Le site d'Hasankeyf se trouve au coeur de la polémique.
«Le barrage va détruire douze mille ans d'Histoire», se désole Abdulvahap Kusen, le maire du village. Accroché à la falaise au bord du fleuve et utilisé par les Romains comme forteresse pour repousser les Perses, Hasankeyf présente un intérêt archéologique majeur. Les vestiges des civilisations byzantine et ayyoubide du XIV
e siècle, condamnés à disparaître sous les eaux du lac, s'y superposent : les piliers du pont érigé il y a huit cents ans avec son arche large de 40 mètres, les ruines des anciennes églises chrétiennes, le tombeau conique couvert de céramiques turquoise du XV
e siècle...
En 2013, date prévue de sa mise en service, le barrage produira 3,8 milliards de kilowattheures par an. La construction de la deuxième plus grande réserve d'eau du pays s'inscrit à la fois dans la politique globale de la Turquie qui cherche par tous les moyens à augmenter sa capacité de production énergétique.
Projet de 22 retenues d'eau
Ilisu fait partie du Projet pour le Sud-Est anatolien (GAP), un programme qui prévoit la construction de 22 retenues d'eau et 19 centrales électriques pour tenter de développer la région la plus déshéritée du pays. Recep Tayyip Erdogan a affirmé que la réalisation d'Ilisu entraînerait la création de 20 000 emplois. Et l'irrigation de 121 000 hectares de terres permettra le développement de l'agriculture selon ses partisans.
«L'étude d'impact sur la population locale menée par le consortium chargé des travaux (NDLR : des entreprises allemande, suisse et autrichienne
) est totalement insuffisante selon les normes internationales», dénonce Christine Eberlein de l'ONG suisse la Déclaration de Berne. «Kurdish Human Rights Project», une organisation kurde basée à Londres, a déposé plainte auprès de la Cour européenne des droits de l'homme.

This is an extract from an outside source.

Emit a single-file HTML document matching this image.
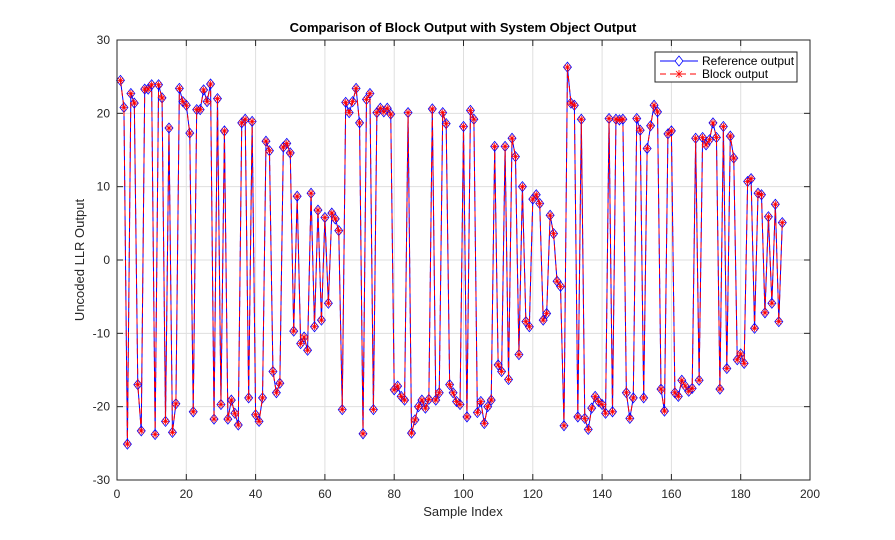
<!DOCTYPE html>
<html><head><meta charset="utf-8"><style>
html,body{margin:0;padding:0;background:#fff;}
svg{display:block;font-family:"Liberation Sans",Arial,sans-serif;}
</style></head><body>
<svg id="s" width="895" height="540" viewBox="0 0 895 540" xmlns="http://www.w3.org/2000/svg">
<rect width="895" height="540" fill="#fff"/>
<g id="grid"></g>
<g id="data"></g>
<rect x="117" y="40" width="693" height="440" fill="none" stroke="#262626" stroke-width="1"/>
<g id="ticks" font-size="12" fill="#262626"></g>
<text x="463" y="32" text-anchor="middle" font-size="13" font-weight="bold" fill="#000">Comparison of Block Output with System Object Output</text>
<text x="463" y="516" text-anchor="middle" font-size="13" fill="#262626">Sample Index</text>
<text transform="translate(84,260) rotate(-90)" text-anchor="middle" font-size="13" fill="#262626">Uncoded LLR Output</text>
<g>
<rect x="655" y="52" width="142" height="30" fill="#fff" stroke="#262626" stroke-width="1"/>
<line x1="660" y1="61" x2="698" y2="61" stroke="#0000ff" stroke-width="1"/>
<polygon points="679,56 683,61 679,66 675,61" fill="#fff" stroke="#0000ff" stroke-width="0.8"/>
<text x="702" y="65" font-size="12" fill="#000">Reference output</text>
<line x1="660" y1="74" x2="698" y2="74" stroke="#ff0000" stroke-width="1" stroke-dasharray="6,4"/>
<g stroke="#ff0000" stroke-width="0.8"><line x1="675" y1="74" x2="683" y2="74"/><line x1="679" y1="70" x2="679" y2="78"/><line x1="676" y1="71" x2="682" y2="77"/><line x1="682" y1="71" x2="676" y2="77"/></g>
<text x="702" y="78" font-size="12" fill="#000">Block output</text>
</g>
</svg>
<script>
var v=[24.5,20.8,-25.1,22.7,21.4,-17,-23.3,23.3,23.3,23.9,-23.8,23.9,22.1,-22,18,-23.5,-19.6,23.4,21.6,21.1,17.3,-20.7,20.5,20.5,23.2,21.6,24,-21.7,22,-19.7,17.6,-21.7,-19.1,-20.9,-22.5,18.7,19.2,-18.8,18.9,-21.1,-22,-18.8,16.2,14.9,-15.2,-18.1,-16.8,15.4,15.9,14.6,
-9.7,8.7,-11.4,-10.5,-12.3,9.1,-9.1,6.8,-8.2,5.8,-5.9,6.4,5.6,4.0,-20.4,21.5,20.1,21.6,23.4,18.7,-23.7,21.9,22.7,-20.4,20.1,20.7,20.2,20.7,19.9,-17.7,-17.2,-18.6,-19.1,20.1,-23.6,-21.8,-20,-19.1,-20.2,-19,20.6,-19.1,-18.1,20.1,18.6,-17,-18.1,-19.3,-19.7,18.2,-21.4,
20.4,19.2,-20.8,-19.3,-22.3,-20,-19.1,15.5,-14.3,-15.2,15.5,-16.3,16.6,14.1,-12.9,10,-8.4,-9.1,8.3,8.9,7.7,-8.2,-7.3,6.1,3.6,-2.9,-3.6,-22.6,26.3,21.4,21.1,-21.4,19.2,-21.6,-23.1,-20.2,-18.6,-19.3,-19.7,-20.9,19.3,-20.7,19.2,19.1,19.2,-18.1,-21.6,-18.8,19.3,
17.7,-18.8,15.2,18.3,21.1,20.2,-17.6,-20.6,17.2,17.6,-18.1,-18.6,-16.4,-17.2,-17.9,-17.5,16.6,-16.4,16.7,15.7,16.4,18.7,16.7,-17.6,18.2,-14.8,16.9,13.9,-13.6,-12.8,-14.1,10.7,11.1,-9.3,9.1,8.9,-7.2,5.9,-5.9,7.6,-8.4,5.1];
var NS="http://www.w3.org/2000/svg";
function X(i){return 117+i*693/200;}
function Y(y){return 260-y*440/60;}
function el(p,t,a,txt){var e=document.createElementNS(NS,t);for(var k in a)e.setAttribute(k,a[k]);if(txt!==undefined)e.textContent=txt;p.appendChild(e);return e;}
var g=document.getElementById("grid"),tk=document.getElementById("ticks"),d=document.getElementById("data");
for(var x=0;x<=200;x+=20){var px=X(x);
 if(x>0&&x<200)el(g,"line",{x1:px,y1:40,x2:px,y2:480,stroke:"#dfdfdf","stroke-width":1});
 el(tk,"line",{x1:px,y1:480,x2:px,y2:474,stroke:"#262626"});el(tk,"line",{x1:px,y1:40,x2:px,y2:46,stroke:"#262626"});
 el(tk,"text",{x:px,y:498,"text-anchor":"middle"},String(x));}
for(var y=-30;y<=30;y+=10){var py=Y(y);
 if(y>-30&&y<30)el(g,"line",{x1:117,y1:py,x2:810,y2:py,stroke:"#dfdfdf","stroke-width":1});
 el(tk,"line",{x1:117,y1:py,x2:123,y2:py,stroke:"#262626"});el(tk,"line",{x1:810,y1:py,x2:804,y2:py,stroke:"#262626"});
 el(tk,"text",{x:110,y:py+4,"text-anchor":"end"},String(y));}
var pts=v.map(function(y,i){return X(i+1).toFixed(2)+","+Y(y).toFixed(2);}).join(" ");
el(d,"polyline",{points:pts,fill:"none",stroke:"#0000ff","stroke-width":1});
v.forEach(function(y,i){var px=X(i+1),py=Y(y);
 el(d,"polygon",{points:px+","+(py-5)+" "+(px+4)+","+py+" "+px+","+(py+5)+" "+(px-4)+","+py,fill:"none",stroke:"#0000ff","stroke-width":0.8});});
el(d,"polyline",{points:pts,fill:"none",stroke:"#ff0000","stroke-width":1,"stroke-dasharray":"6,4"});
v.forEach(function(y,i){var px=X(i+1),py=Y(y);var s=3.5;
 var p="M"+(px-s)+" "+py+"H"+(px+s)+"M"+px+" "+(py-s)+"V"+(py+s)+"M"+(px-2.6)+" "+(py-2.6)+"L"+(px+2.6)+" "+(py+2.6)+"M"+(px+2.6)+" "+(py-2.6)+"L"+(px-2.6)+" "+(py+2.6);
 el(d,"path",{d:p,stroke:"#ff0000","stroke-width":0.8,fill:"none"});});
</script>
</body></html>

En 2001 déjà, la société britannique Balfour Beatty s'était désengagée du projet, découragée par
«les complexités environnementales, économiques et sociales». Deux cents villages peuplés majoritairement par des Kurdes seront engloutis et 54 000 personnes déplacées. Les autorités turques annoncent l'érection d'une nouvelle ville pour reloger les habitants d'Hasankeyf et des indemnités pour tous les expropriés. Le collectif d'associations et de municipalités locales redoute un exil dans les bidonvilles de Diyarbakir ou de Batman dans lesquels s'entassent des dizaines de milliers de réfugiés chassés de leur maison par la guerre civile entre les séparatistes du PKK et l'armée turque.